Didn't work. Any suggestions on forming a negative regexp for matching in the Exclude by Field option?

Thanks in advance.
User avatar
John
Site Admin
Posts: 2623
Joined: Mon Apr 24, 2000 3:18 pm
Location: Cleveland, OH

Exclude by Field and negative regexp

Post by John »

You could use:

>>=!article_id+>>=

which should exclude pages that don't have article_id in the URL.
John Turnbull
Thunderstone Software
User avatar
mark
Site Admin
Posts: 5519
Joined: Tue Apr 25, 2000 6:56 pm

Exclude by Field and negative regexp

Post by mark »

You'd need to write an expression that will match your other urls but not the desired ones. If you provide examples of wanted and unwanted urls we may be able to help further.
josh104
Posts: 24
Joined: Mon Oct 09, 2006 5:39 pm

Exclude by Field and negative regexp

Post by josh104 »

Thank you both - I appreciate the suggestions.

The >>=!article_id+>>= doesn't seem to work to exclude the URLs without article_id in them.

Listing all the URLs I don't want to match would be a massive task for some of the sites.
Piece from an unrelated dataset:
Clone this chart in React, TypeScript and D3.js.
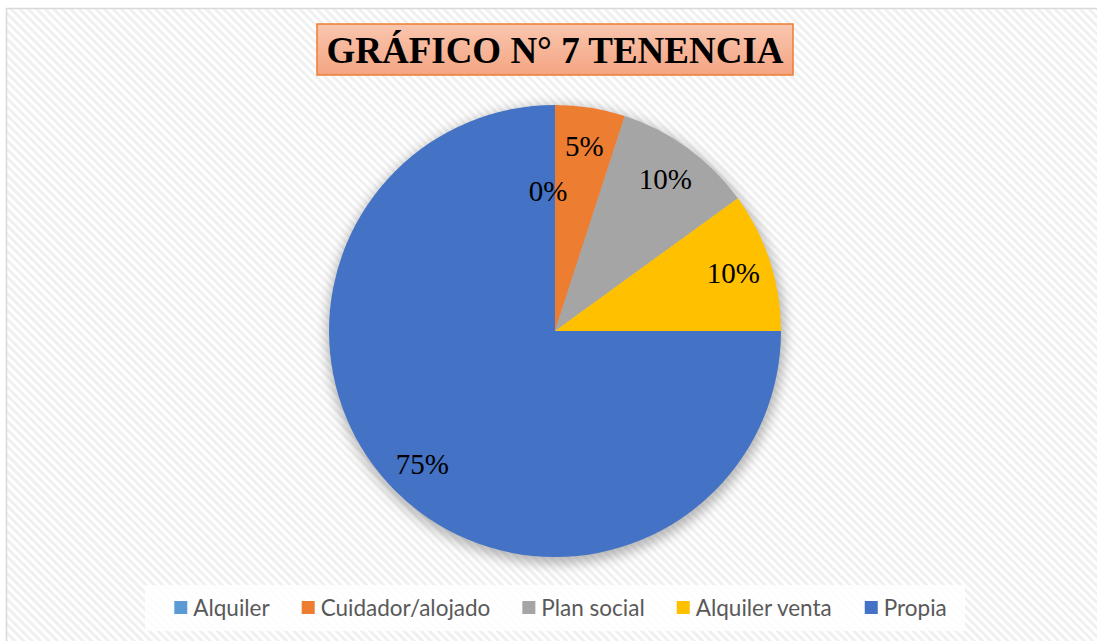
import React, { useEffect, useRef } from 'react';
import * as d3 from 'd3';

const categories = ['Alquiler', 'Cuidador/alojado', 'Plan social', 'Alquiler venta', 'Propia'];
const values = [0, 5, 10, 10, 75];
const colors = ['#5b9bd5', '#ed7d31', '#a5a5a5', '#ffc000', '#4472c4'];
const title = 'GRÁFICO N° 7 TENENCIA';

const W = 1097;
const H = 641;

const App: React.FC = () => {
    const ref = useRef<SVGSVGElement>(null);

    useEffect(() => {
        const svg = d3.select(ref.current);
        svg.selectAll('*').remove();

        const defs = svg.append('defs');

        // diagonal stripes of the chart area
        const pat = defs.append('pattern')
            .attr('id', 'stripes')
            .attr('patternUnits', 'userSpaceOnUse')
            .attr('width', 6)
            .attr('height', 6)
            .attr('patternTransform', 'rotate(-45)');
        pat.append('rect').attr('width', 6).attr('height', 6).attr('fill', '#ffffff');
        pat.append('rect').attr('width', 3).attr('height', 6).attr('fill', '#f0f0f0');

        const grad = defs.append('linearGradient')
            .attr('id', 'titleFill')
            .attr('x1', 0).attr('x2', 0).attr('y1', 0).attr('y2', 1);
        grad.append('stop').attr('offset', '0%').attr('stop-color', '#f9c6af');
        grad.append('stop').attr('offset', '100%').attr('stop-color', '#f4a582');

        const blur = defs.append('filter')
            .attr('id', 'glow')
            .attr('x', '-20%').attr('y', '-20%').attr('width', '140%').attr('height', '140%');
        blur.append('feGaussianBlur').attr('stdDeviation', 6);

        svg.append('rect').attr('width', W).attr('height', H).attr('fill', '#ffffff');

        svg.append('rect')
            .attr('x', 6.5)
            .attr('y', 8.5)
            .attr('width', W + 10)
            .attr('height', H + 10)
            .attr('fill', 'url(#stripes)')
            .attr('stroke', '#d9d9d9')
            .attr('stroke-width', 1.5);

        // title
        svg.append('rect')
            .attr('x', 317)
            .attr('y', 24)
            .attr('width', 476)
            .attr('height', 51)
            .attr('fill', 'url(#titleFill)')
            .attr('stroke', '#ed7d31')
            .attr('stroke-width', 1.5);
        svg.append('text')
            .attr('x', 555)
            .attr('y', 63)
            .attr('text-anchor', 'middle')
            .attr('font-family', '"Liberation Serif", "Times New Roman", serif')
            .attr('font-weight', 'bold')
            .attr('font-size', 37)
            .attr('fill', '#000')
            .text(title);

        // pie
        const cx = 555;
        const cy = 331;
        const r = 226;
        const g = svg.append('g').attr('transform', `translate(${cx},${cy})`);

        g.append('circle')
            .attr('cx', 1)
            .attr('cy', 4)
            .attr('r', r + 3)
            .attr('fill', '#7f7f7f')
            .attr('opacity', 0.55)
            .attr('filter', 'url(#glow)');

        const pie = d3.pie<number>().sort(null).value(d => d);
        const arcs = pie(values);
        const arc = d3.arc<d3.PieArcDatum<number>>().innerRadius(0).outerRadius(r);

        g.selectAll('path.slice')
            .data(arcs)
            .enter()
            .append('path')
            .attr('class', 'slice')
            .attr('d', arc)
            .attr('fill', (_, i) => colors[i]);

        const labelArc = d3.arc<d3.PieArcDatum<number>>().innerRadius(r * 0.83).outerRadius(r * 0.83);
        const zeroArc = d3.arc<d3.PieArcDatum<number>>().innerRadius(r * 0.62).outerRadius(r * 0.62);

        g.selectAll('text.lbl')
            .data(arcs)
            .enter()
            .append('text')
            .attr('class', 'lbl')
            .attr('transform', d => {
                const c = d.value === 0 ? zeroArc.centroid(d) : labelArc.centroid(d);
                return `translate(${c[0] - (d.value === 0 ? 7 : 0)},${c[1]})`;
            })
            .attr('text-anchor', 'middle')
            .attr('dy', '0.35em')
            .attr('font-family', '"Liberation Serif", "Times New Roman", serif')
            .attr('font-size', 29)
            .attr('fill', '#000')
            .text(d => `${d.value}%`);

        // legend
        const legend = svg.append('g');
        legend.append('rect')
            .attr('x', 145)
            .attr('y', 585)
            .attr('width', 820)
            .attr('height', 46)
            .attr('fill', '#ffffff')
            .attr('opacity', 0.85);

        const font = '22.5px Lato';
        const ctx = document.createElement('canvas').getContext('2d')!;
        ctx.font = font;
        const box = 13;
        const pad = 6;
        const gap = 32;
        const widths = categories.map(c => ctx.measureText(c).width);
        const total = d3.sum(widths) + categories.length * (box + pad) + (categories.length - 1) * gap;
        let x = 560.5 - total / 2;
        categories.forEach((c, i) => {
            legend.append('rect')
                .attr('x', x)
                .attr('y', 601)
                .attr('width', box)
                .attr('height', box)
                .attr('fill', colors[i]);
            legend.append('text')
                .attr('x', x + box + pad)
                .attr('y', 616)
                .attr('font-family', 'Lato, "Open Sans", sans-serif')
                .attr('font-size', 22.5)
                .attr('fill', '#595959')
                .text(c);
            x += box + pad + widths[i] + gap;
        });
    }, []);

    return (
        <svg
            ref={ref}
            width={W}
            height={H}
            style={{ position: 'absolute', left: 0, top: 0, display: 'block' }}
        />
    );
};

export default App;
The majority I've been able to implement Exclude by field with a positive match quite successfully. However, there are a handful that are all over the place, largely navigated by a plethora of GET variables with little unity in their navigation. For these sites, I had been hoping to be able to only keep the things that matched a template for articles, and just ignore everything else. If approaching the problem that way isn't possible - I'll reasses the sites and try to build profiles that nip away at unwanted areas a bit at a time.
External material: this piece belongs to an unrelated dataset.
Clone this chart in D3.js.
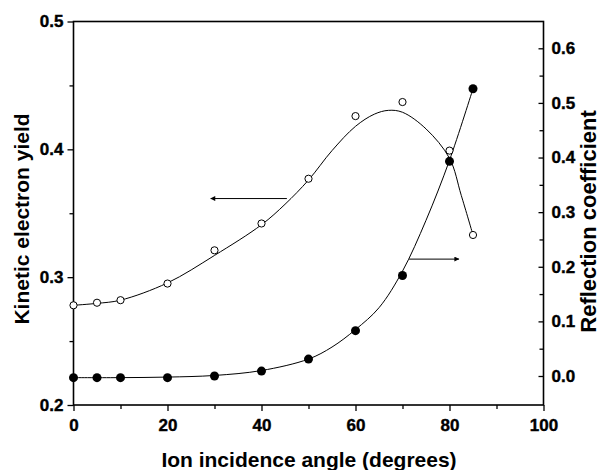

Also, I've noticed that the regular expressions that you guys post use notation that I am unfamiliar with. Does the Search Appliance use a particular standard for it's regular expressions, or is it a custom set? If it is custom, do you have any links to documentation on the formatting of the expressions?

Thanks!!
User avatar
jason112
Site Admin
Posts: 347
Joined: Tue Oct 26, 2004 5:35 pm

Exclude by Field and negative regexp

Post by jason112 »

User avatar
mark
Site Admin
Posts: 5519
Joined: Tue Apr 25, 2000 6:56 pm

Exclude by Field and negative regexp

Post by mark »

If the article urls are coded consistently it *may* be possible to write 1 or 2 expressions to accomplish what you need.
josh104
Posts: 24
Joined: Mon Oct 09, 2006 5:39 pm

Exclude by Field and negative regexp

Post by josh104 »

thanks for the link to the REX documentation.

here's an example of the type of site I'm trying to index using a negative regex to only grab content pages and ignore other pages but still walk them:

--baseurl--/mw/search/article_display.jsp?vnu_content_id=1003187186&schema=

--baseurl--/mw/search/more_article_display.jsp?vnu_content_id=1003187186&schema=

--baseurl--/mw/current/article_display.jsp?vnu_content_id=1003222699

--baseurl--/mw/news/recent_display.jsp?vnu_content_id=10033127646

this is an example of what I don't want to keep the pages for:

--baseurl--/mw/directories/toptens/index.jsp

basically, the different categories have different URLs, but all display of content (what I want to index) passes a GET variable of 'vnu_content_id' with a value of a ten digit number.

any thoughts?
User avatar
mark
Site Admin
Posts: 5519
Joined: Tue Apr 25, 2000 6:56 pm

Exclude by Field and negative regexp

Post by mark »

josh104
Posts: 24
Joined: Mon Oct 09, 2006 5:39 pm

Exclude by Field and negative regexp

Post by josh104 »

hmm....it doesn't seem to be working. It's still keeping the content from non-vnu_content_id pages (set to 'Pages only' setting).

also, I'm not sure I understand the part between 'baseurl/' and 'vnu'. I guess something that has been confusing me with the REX is the use of '='. I understand from the documentation that >> indicated direction, but the explanation for the '=' character isn't clear.

How is this query matching URLs w/o vnu_content_id regardless of what their subdirectories are (i.e. '/mw/search/' vs '/mw/directories/toptens/')?

Thanks!
User avatar
mark
Site Admin
Posts: 5519
Joined: Tue Apr 25, 2000 6:56 pm

Exclude by Field and negative regexp

Post by mark »

= is a repetition operator meaning exactly one of the preceding subexpression. >>= causes the expression to be anchored to the beginning or end of the searched data. ! means not this subexpression. So it's looking for urls that begin "http://baseurl/" (make sure you're using your actual base url, not the string "baseurl"), followed by anything that's not "?vnu_content_id" through the end of the url. The string of dots is a trick to handle the special case of not matching ?vnu_content_id at the end of the string.